▶ Problem statement:
From the entries below, reproduce exactly the lines from the one with "Generate a web" through the one with "const red = '#a01d38', redBar", both included, without images.

▶ Data listing:
§

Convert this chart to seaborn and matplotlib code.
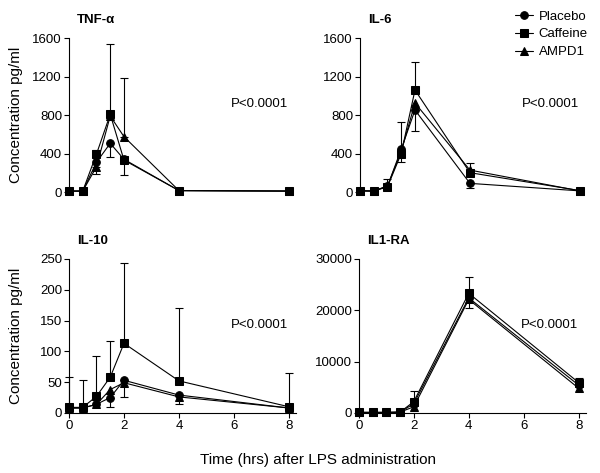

§

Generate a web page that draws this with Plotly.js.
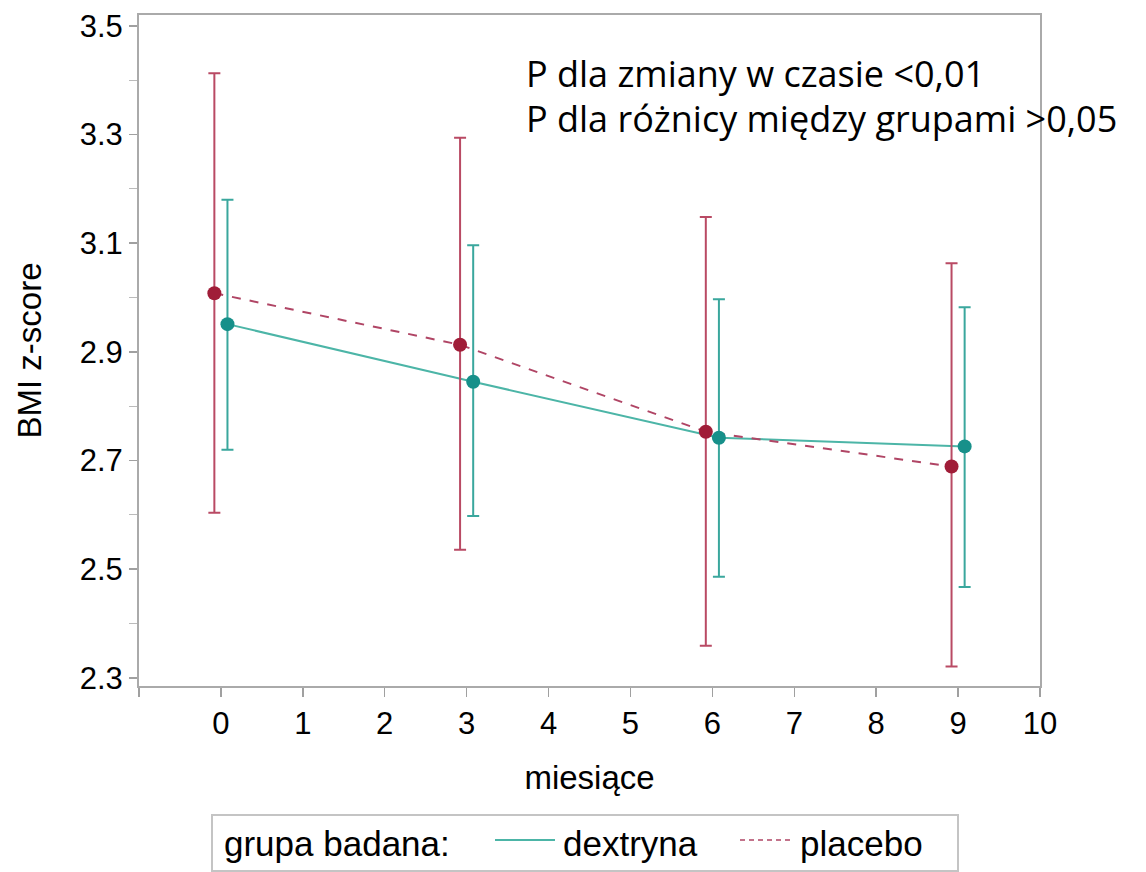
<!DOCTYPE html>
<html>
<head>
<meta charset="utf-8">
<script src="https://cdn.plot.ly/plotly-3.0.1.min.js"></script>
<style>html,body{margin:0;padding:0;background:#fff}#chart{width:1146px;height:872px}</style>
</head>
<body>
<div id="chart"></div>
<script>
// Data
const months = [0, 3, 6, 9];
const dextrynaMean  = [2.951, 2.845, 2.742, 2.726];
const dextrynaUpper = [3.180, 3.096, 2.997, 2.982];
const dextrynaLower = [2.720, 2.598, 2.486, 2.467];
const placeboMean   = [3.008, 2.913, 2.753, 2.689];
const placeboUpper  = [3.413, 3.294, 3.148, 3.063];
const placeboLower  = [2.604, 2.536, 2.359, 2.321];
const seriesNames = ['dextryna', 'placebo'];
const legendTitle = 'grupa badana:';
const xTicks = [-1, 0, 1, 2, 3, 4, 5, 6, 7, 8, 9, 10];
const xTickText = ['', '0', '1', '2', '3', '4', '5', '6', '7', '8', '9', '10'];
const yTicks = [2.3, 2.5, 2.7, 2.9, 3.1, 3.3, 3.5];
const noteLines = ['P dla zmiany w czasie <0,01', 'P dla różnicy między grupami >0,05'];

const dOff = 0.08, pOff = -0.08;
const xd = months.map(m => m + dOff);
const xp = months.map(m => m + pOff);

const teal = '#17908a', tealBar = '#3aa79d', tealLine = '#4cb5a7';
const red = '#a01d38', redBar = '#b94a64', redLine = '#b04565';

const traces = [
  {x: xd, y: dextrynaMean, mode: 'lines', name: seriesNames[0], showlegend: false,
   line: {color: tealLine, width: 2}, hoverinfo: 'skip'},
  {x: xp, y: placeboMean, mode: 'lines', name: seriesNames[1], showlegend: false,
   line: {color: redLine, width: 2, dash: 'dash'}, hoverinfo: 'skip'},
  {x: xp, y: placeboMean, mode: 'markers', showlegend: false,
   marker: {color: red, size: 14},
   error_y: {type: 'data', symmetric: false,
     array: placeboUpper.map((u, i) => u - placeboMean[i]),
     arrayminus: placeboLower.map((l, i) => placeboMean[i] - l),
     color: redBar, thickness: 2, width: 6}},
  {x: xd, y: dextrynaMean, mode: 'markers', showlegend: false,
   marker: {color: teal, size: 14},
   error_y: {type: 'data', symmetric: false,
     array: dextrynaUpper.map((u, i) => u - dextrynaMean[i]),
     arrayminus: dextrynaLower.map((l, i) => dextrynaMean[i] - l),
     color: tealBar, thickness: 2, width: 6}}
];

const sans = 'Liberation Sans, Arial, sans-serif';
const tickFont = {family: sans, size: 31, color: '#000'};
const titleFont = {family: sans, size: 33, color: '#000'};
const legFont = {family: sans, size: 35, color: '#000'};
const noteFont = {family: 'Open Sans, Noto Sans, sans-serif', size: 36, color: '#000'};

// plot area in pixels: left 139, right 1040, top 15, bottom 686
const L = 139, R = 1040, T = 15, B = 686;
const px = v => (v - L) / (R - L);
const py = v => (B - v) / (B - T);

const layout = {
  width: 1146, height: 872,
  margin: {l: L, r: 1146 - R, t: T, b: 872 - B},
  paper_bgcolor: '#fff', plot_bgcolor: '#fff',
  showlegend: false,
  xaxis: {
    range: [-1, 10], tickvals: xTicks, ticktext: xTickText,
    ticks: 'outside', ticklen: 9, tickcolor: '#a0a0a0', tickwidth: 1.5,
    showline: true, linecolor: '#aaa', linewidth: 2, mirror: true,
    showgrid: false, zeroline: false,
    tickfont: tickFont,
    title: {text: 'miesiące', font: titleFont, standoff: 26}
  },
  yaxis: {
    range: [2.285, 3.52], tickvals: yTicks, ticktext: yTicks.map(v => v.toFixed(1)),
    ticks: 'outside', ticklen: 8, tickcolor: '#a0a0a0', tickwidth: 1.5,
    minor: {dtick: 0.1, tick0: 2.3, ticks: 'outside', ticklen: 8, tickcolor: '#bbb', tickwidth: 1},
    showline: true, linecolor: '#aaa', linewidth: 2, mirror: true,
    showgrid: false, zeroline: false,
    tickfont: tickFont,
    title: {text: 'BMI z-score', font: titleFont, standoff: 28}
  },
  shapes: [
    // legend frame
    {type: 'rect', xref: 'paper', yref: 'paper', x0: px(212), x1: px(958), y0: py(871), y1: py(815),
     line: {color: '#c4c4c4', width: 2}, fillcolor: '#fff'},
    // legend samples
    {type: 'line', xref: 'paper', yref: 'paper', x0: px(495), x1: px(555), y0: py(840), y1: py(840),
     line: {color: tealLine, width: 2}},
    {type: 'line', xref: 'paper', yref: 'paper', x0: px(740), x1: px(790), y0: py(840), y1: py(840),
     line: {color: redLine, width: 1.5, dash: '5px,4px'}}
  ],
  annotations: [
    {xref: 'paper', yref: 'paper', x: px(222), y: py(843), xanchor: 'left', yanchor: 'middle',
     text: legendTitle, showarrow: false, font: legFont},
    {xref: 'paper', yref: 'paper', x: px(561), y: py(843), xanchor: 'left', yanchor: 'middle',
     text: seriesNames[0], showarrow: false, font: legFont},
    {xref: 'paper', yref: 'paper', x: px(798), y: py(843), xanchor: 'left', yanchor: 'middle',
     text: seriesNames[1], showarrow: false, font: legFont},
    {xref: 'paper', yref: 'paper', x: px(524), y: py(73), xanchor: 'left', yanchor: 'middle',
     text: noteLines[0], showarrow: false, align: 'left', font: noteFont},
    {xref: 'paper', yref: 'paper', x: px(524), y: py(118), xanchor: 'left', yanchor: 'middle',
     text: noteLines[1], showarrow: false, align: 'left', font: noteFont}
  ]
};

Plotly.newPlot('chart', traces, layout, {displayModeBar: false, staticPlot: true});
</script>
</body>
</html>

§

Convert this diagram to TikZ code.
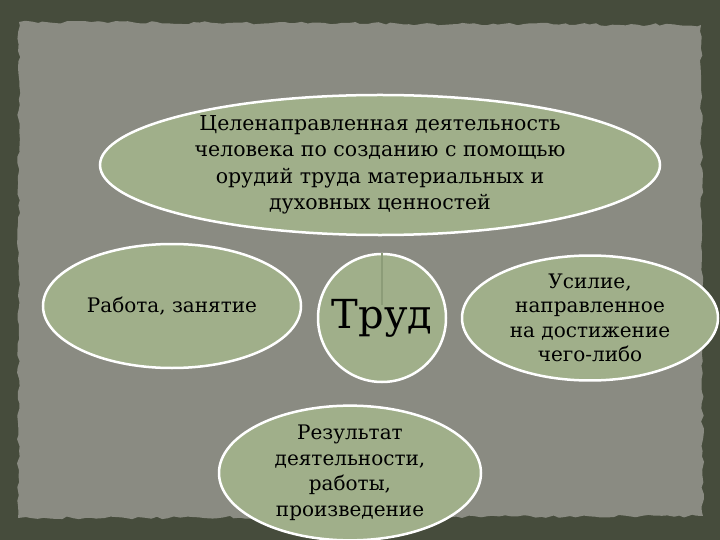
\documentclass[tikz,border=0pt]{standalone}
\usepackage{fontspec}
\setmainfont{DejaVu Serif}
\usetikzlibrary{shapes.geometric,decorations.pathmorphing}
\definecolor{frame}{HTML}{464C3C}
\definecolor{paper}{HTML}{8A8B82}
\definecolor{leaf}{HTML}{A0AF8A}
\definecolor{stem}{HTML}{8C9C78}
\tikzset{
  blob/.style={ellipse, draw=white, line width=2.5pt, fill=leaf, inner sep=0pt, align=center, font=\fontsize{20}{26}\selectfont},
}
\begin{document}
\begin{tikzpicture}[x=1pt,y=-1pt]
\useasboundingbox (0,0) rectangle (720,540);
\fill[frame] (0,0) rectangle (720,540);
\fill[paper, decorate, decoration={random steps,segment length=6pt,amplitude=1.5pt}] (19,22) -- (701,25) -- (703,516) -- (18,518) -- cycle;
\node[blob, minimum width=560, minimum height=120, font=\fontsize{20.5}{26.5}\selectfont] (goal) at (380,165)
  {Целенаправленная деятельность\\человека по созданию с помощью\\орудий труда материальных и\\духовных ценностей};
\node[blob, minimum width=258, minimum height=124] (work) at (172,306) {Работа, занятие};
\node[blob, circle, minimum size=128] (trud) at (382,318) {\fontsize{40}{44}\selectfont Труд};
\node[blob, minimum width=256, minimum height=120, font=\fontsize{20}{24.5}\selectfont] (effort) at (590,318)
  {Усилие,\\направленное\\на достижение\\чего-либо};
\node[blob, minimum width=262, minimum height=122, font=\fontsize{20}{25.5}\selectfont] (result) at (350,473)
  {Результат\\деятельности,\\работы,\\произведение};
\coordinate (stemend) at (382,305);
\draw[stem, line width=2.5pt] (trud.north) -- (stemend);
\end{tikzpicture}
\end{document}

§

▶ Answer in full:
Generate a web page that draws this with Plotly.js.
<!DOCTYPE html>
<html>
<head>
<meta charset="utf-8">
<script src="https://cdn.plot.ly/plotly-3.0.1.min.js"></script>
<style>html,body{margin:0;padding:0;background:#fff}#chart{width:1146px;height:872px}</style>
</head>
<body>
<div id="chart"></div>
<script>
// Data
const months = [0, 3, 6, 9];
const dextrynaMean  = [2.951, 2.845, 2.742, 2.726];
const dextrynaUpper = [3.180, 3.096, 2.997, 2.982];
const dextrynaLower = [2.720, 2.598, 2.486, 2.467];
const placeboMean   = [3.008, 2.913, 2.753, 2.689];
const placeboUpper  = [3.413, 3.294, 3.148, 3.063];
const placeboLower  = [2.604, 2.536, 2.359, 2.321];
const seriesNames = ['dextryna', 'placebo'];
const legendTitle = 'grupa badana:';
const xTicks = [-1, 0, 1, 2, 3, 4, 5, 6, 7, 8, 9, 10];
const xTickText = ['', '0', '1', '2', '3', '4', '5', '6', '7', '8', '9', '10'];
const yTicks = [2.3, 2.5, 2.7, 2.9, 3.1, 3.3, 3.5];
const noteLines = ['P dla zmiany w czasie <0,01', 'P dla różnicy między grupami >0,05'];

const dOff = 0.08, pOff = -0.08;
const xd = months.map(m => m + dOff);
const xp = months.map(m => m + pOff);

const teal = '#17908a', tealBar = '#3aa79d', tealLine = '#4cb5a7';
const red = '#a01d38', redBar = '#b94a64', redLine = '#b04565';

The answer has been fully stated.